According to a statistical report published by Solidarity International for Human Rights, the occupation authorities had detained about 850,000 Palestinians since 1967.

The occupation authorities are still holding about 1,650 Palestinian prisoners in spite of the agreements concluded between the Palestinians and the Israelis under which all prisoners and detainees were to be released.

On 19 June 2000, the Israeli Government decided to release only three of the detainees who had been convicted of carrying out attacks in which dozens of Israelis had been injured. The Israeli Government said that this was a token of its "good intentions" towards the Palestinians.

Bilal Ammar, one of those who was released, told the France Presse agency that "he was happy but, at the same time, distressed because all his other fellow detainees were still in prison".

Hisham Abdul Raziq, the Palestinian Minister responsible for the file of the detainees, said that the release of only three detainees was unacceptable. He went onto say: "What we want from Israel is the implementation of the agreements and the release of a larger number of detainees".
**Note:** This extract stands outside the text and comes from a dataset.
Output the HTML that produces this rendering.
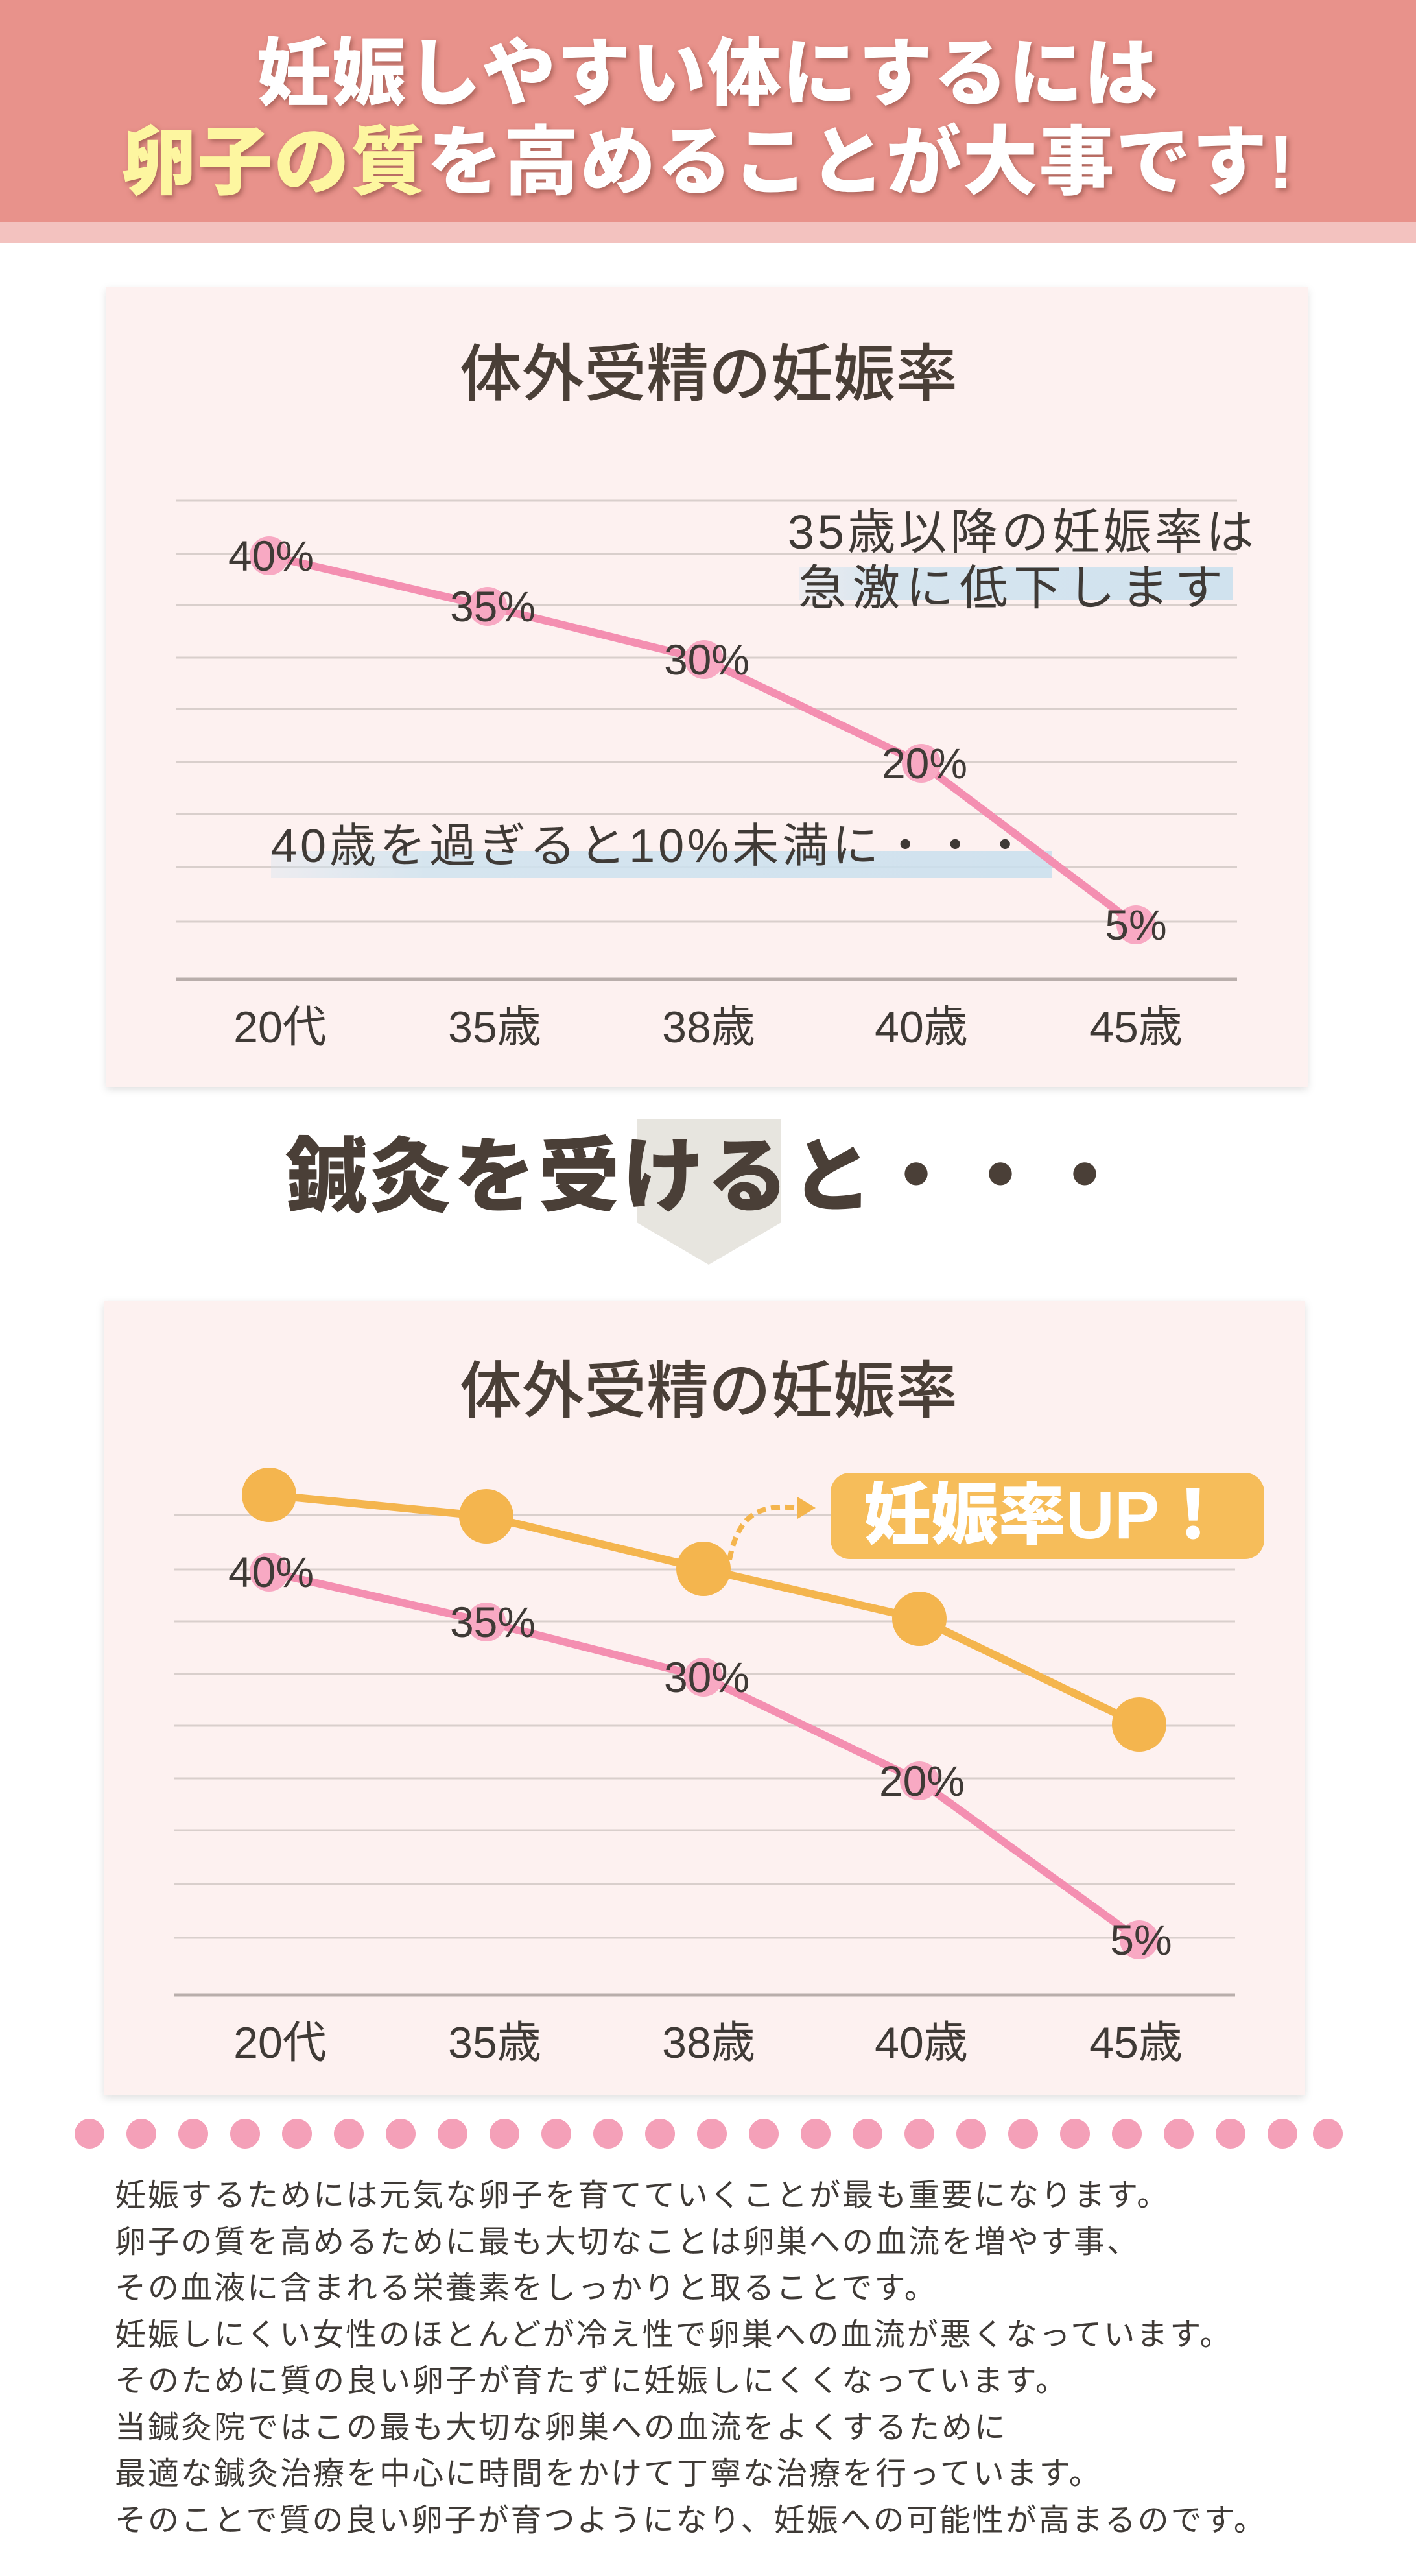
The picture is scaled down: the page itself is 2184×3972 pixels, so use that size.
<!DOCTYPE html>
<html><head><meta charset="utf-8"><style>
html,body{margin:0;padding:0;background:#fff;}
body{width:2184px;height:3972px;position:relative;overflow:hidden;font-family:"Liberation Sans","Noto Sans CJK JP",sans-serif;}
.hdr{position:absolute;left:0;top:0;width:2184px;height:342px;background:#e8928b;}
.hdr2{position:absolute;left:0;top:342px;width:2184px;height:32px;background:#f3c2bf;}
.t{position:absolute;left:0;width:2184px;text-align:center;font-weight:900;font-size:114px;color:#fff;letter-spacing:2px;text-shadow:3px 4px 8px rgba(120,60,50,.55);line-height:1;}
.y{color:#fdf6a0;}
.para{position:absolute;left:177px;top:3350px;font-size:48px;line-height:71.5px;color:#3f3a36;letter-spacing:3px;white-space:nowrap;}
</style></head><body>
<div class="hdr"></div><div class="hdr2"></div>
<div class="t" style="top:58px;">妊娠しやすい体にするには</div>
<div class="t" style="top:192px;font-size:116px;"><span class="y">卵子の質</span>を高めることが大事です!</div>
<svg width="2184" height="3972" style="position:absolute;left:0;top:0" xmlns="http://www.w3.org/2000/svg" font-family="Liberation Sans, Noto Sans CJK JP, sans-serif">
<defs><filter id="sh" x="-5%" y="-5%" width="110%" height="110%"><feDropShadow dx="0" dy="4" stdDeviation="6" flood-color="#000" flood-opacity="0.12"/></filter>
<linearGradient id="bl" x1="0" x2="1" y1="0" y2="0"><stop offset="0" stop-color="#cfe3ef" stop-opacity="0.4"/><stop offset="0.2" stop-color="#cfe3ef"/><stop offset="1" stop-color="#c8dfee"/></linearGradient></defs>
<!-- panel 1 -->
<rect x="164" y="443" width="1853" height="1233" fill="#fdf1f0" filter="url(#sh)"/>
<text x="1093" y="610" font-size="96" text-anchor="middle" fill="#4a3f37" font-weight="500">体外受精の妊娠率</text>
<g stroke="#d9cfcc" stroke-width="3">
<line x1="272" y1="772" x2="1908" y2="772"/><line x1="272" y1="854" x2="1908" y2="854"/><line x1="272" y1="933" x2="1908" y2="933"/><line x1="272" y1="1014" x2="1908" y2="1014"/><line x1="272" y1="1093" x2="1908" y2="1093"/><line x1="272" y1="1175" x2="1908" y2="1175"/><line x1="272" y1="1255" x2="1908" y2="1255"/><line x1="272" y1="1337" x2="1908" y2="1337"/><line x1="272" y1="1421" x2="1908" y2="1421"/>
</g>
<line x1="272" y1="1510" x2="1908" y2="1510" stroke="#b9aeab" stroke-width="5"/>
<rect x="1233" y="875" width="668" height="50" fill="url(#bl)" opacity="0.85"/>
<rect x="418" y="1312" width="1204" height="42" fill="url(#bl)" opacity="0.85"/>
<polyline points="415,857 752,935 1086,1017 1421,1177 1752,1426" fill="none" stroke="#f48fb1" stroke-width="12"/>
<g fill="#f8a9c3"><circle cx="415" cy="857" r="30"/><circle cx="752" cy="935" r="30"/><circle cx="1086" cy="1017" r="30"/><circle cx="1421" cy="1177" r="30"/><circle cx="1752" cy="1426" r="30"/></g>
<g font-size="66" fill="#3f3a36" text-anchor="middle">
<text x="418" y="880">40%</text><text x="760" y="958">35%</text><text x="1090" y="1040">30%</text><text x="1426" y="1200">20%</text><text x="1752" y="1449">5%</text>
</g>
<text x="1939" y="846" font-size="74" fill="#3f3a36" text-anchor="end" letter-spacing="5">35歳以降の妊娠率は</text>
<text x="1895" y="932" font-size="74" fill="#3f3a36" text-anchor="end" letter-spacing="9">急激に低下します</text>
<text x="418" y="1329" font-size="72" fill="#3f3a36" letter-spacing="5">40歳を過ぎると10%未満に・・・</text>
<g font-size="68" fill="#3f3a36" text-anchor="middle">
<text x="432" y="1607">20代</text><text x="763" y="1607">35歳</text><text x="1093" y="1607">38歳</text><text x="1421" y="1607">40歳</text><text x="1752" y="1607">45歳</text>
</g>
<!-- chevron -->
<polygon points="982,1725 1205,1725 1205,1885 1093,1950 982,1885" fill="#e7e5df"/>
<text x="1090" y="1858" font-size="126" font-weight="900" fill="#4a3f37" text-anchor="middle" letter-spacing="4">鍼灸を受けると・・・</text>
<!-- panel 2 -->
<rect x="160" y="2006" width="1853" height="1225" fill="#fdf1f0" filter="url(#sh)"/>
<text x="1093" y="2178" font-size="96" text-anchor="middle" fill="#4a3f37" font-weight="500">体外受精の妊娠率</text>
<g stroke="#d9cfcc" stroke-width="3">
<line x1="268" y1="2336" x2="1905" y2="2336"/><line x1="268" y1="2420" x2="1905" y2="2420"/><line x1="268" y1="2500" x2="1905" y2="2500"/><line x1="268" y1="2581" x2="1905" y2="2581"/><line x1="268" y1="2661" x2="1905" y2="2661"/><line x1="268" y1="2742" x2="1905" y2="2742"/><line x1="268" y1="2822" x2="1905" y2="2822"/><line x1="268" y1="2905" x2="1905" y2="2905"/><line x1="268" y1="2988" x2="1905" y2="2988"/>
</g>
<line x1="268" y1="3076" x2="1905" y2="3076" stroke="#b9aeab" stroke-width="5"/>
<polyline points="415,2424 750,2501 1085,2586 1418,2746 1757,2991" fill="none" stroke="#f48fb1" stroke-width="12"/>
<g fill="#f8a9c3"><circle cx="415" cy="2424" r="30"/><circle cx="750" cy="2501" r="30"/><circle cx="1085" cy="2586" r="30"/><circle cx="1418" cy="2746" r="30"/><circle cx="1757" cy="2991" r="30"/></g>
<g font-size="66" fill="#3f3a36" text-anchor="middle">
<text x="418" y="2447">40%</text><text x="760" y="2524">35%</text><text x="1090" y="2609">30%</text><text x="1422" y="2769">20%</text><text x="1760" y="3014">5%</text>
</g>
<polyline points="415,2305 750,2338 1085,2419 1418,2496 1757,2659" fill="none" stroke="#f4b54e" stroke-width="12"/>
<g fill="#f4b54e"><circle cx="415" cy="2305" r="42"/><circle cx="750" cy="2338" r="42"/><circle cx="1085" cy="2419" r="42"/><circle cx="1418" cy="2496" r="42"/><circle cx="1757" cy="2659" r="42"/></g>
<path d="M1125,2405 C1140,2330 1175,2320 1230,2325" fill="none" stroke="#f4b54e" stroke-width="8" stroke-dasharray="14,8"/>
<polygon points="1230,2308 1258,2325 1230,2342" fill="#f4b54e"/>
<rect x="1281" y="2271" width="669" height="133" rx="30" fill="#f6bd5a"/>
<text x="1612" y="2372" font-size="104" font-weight="900" fill="#fff" text-anchor="middle">妊娠率UP！</text>
<g font-size="68" fill="#3f3a36" text-anchor="middle">
<text x="432" y="3173">20代</text><text x="763" y="3173">35歳</text><text x="1093" y="3173">38歳</text><text x="1421" y="3173">40歳</text><text x="1752" y="3173">45歳</text>
</g>
<!-- dots -->
<g fill="#f4a0b8">
<circle cx="138" cy="3290" r="23"/><circle cx="218" cy="3290" r="23"/><circle cx="298" cy="3290" r="23"/><circle cx="378" cy="3290" r="23"/><circle cx="458" cy="3290" r="23"/><circle cx="538" cy="3290" r="23"/><circle cx="618" cy="3290" r="23"/><circle cx="698" cy="3290" r="23"/><circle cx="778" cy="3290" r="23"/><circle cx="858" cy="3290" r="23"/><circle cx="938" cy="3290" r="23"/><circle cx="1018" cy="3290" r="23"/><circle cx="1098" cy="3290" r="23"/><circle cx="1178" cy="3290" r="23"/><circle cx="1258" cy="3290" r="23"/><circle cx="1338" cy="3290" r="23"/><circle cx="1418" cy="3290" r="23"/><circle cx="1498" cy="3290" r="23"/><circle cx="1578" cy="3290" r="23"/><circle cx="1658" cy="3290" r="23"/><circle cx="1738" cy="3290" r="23"/><circle cx="1818" cy="3290" r="23"/><circle cx="1898" cy="3290" r="23"/><circle cx="1978" cy="3290" r="23"/><circle cx="2048" cy="3290" r="23"/>
</g>
</svg>
<div class="para">妊娠するためには元気な卵子を育てていくことが最も重要になります。<br>卵子の質を高めるために最も大切なことは卵巣への血流を増やす事、<br>その血液に含まれる栄養素をしっかりと取ることです。<br>妊娠しにくい女性のほとんどが冷え性で卵巣への血流が悪くなっています。<br>そのために質の良い卵子が育たずに妊娠しにくくなっています。<br>当鍼灸院ではこの最も大切な卵巣への血流をよくするために<br>最適な鍼灸治療を中心に時間をかけて丁寧な治療を行っています。<br>そのことで質の良い卵子が育つようになり、妊娠への可能性が高まるのです。</div>
</body></html>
Seizure of water resources

Israel is seizing the Palestinian water resources contained in the aquifers of the West Bank and Gaza Strip, which are being depleted due to over-pumping to the Israeli settlements. The groundwater salinity has also increased to a dangerous level. Although the international health specifications for drinking water stipulate that its chloride content should be about 250 mg per litre, in the Gaza Strip it amounts to 1,000 mg and the nitrate content per litre, which should be about 50 mg, amounts to 200 mg.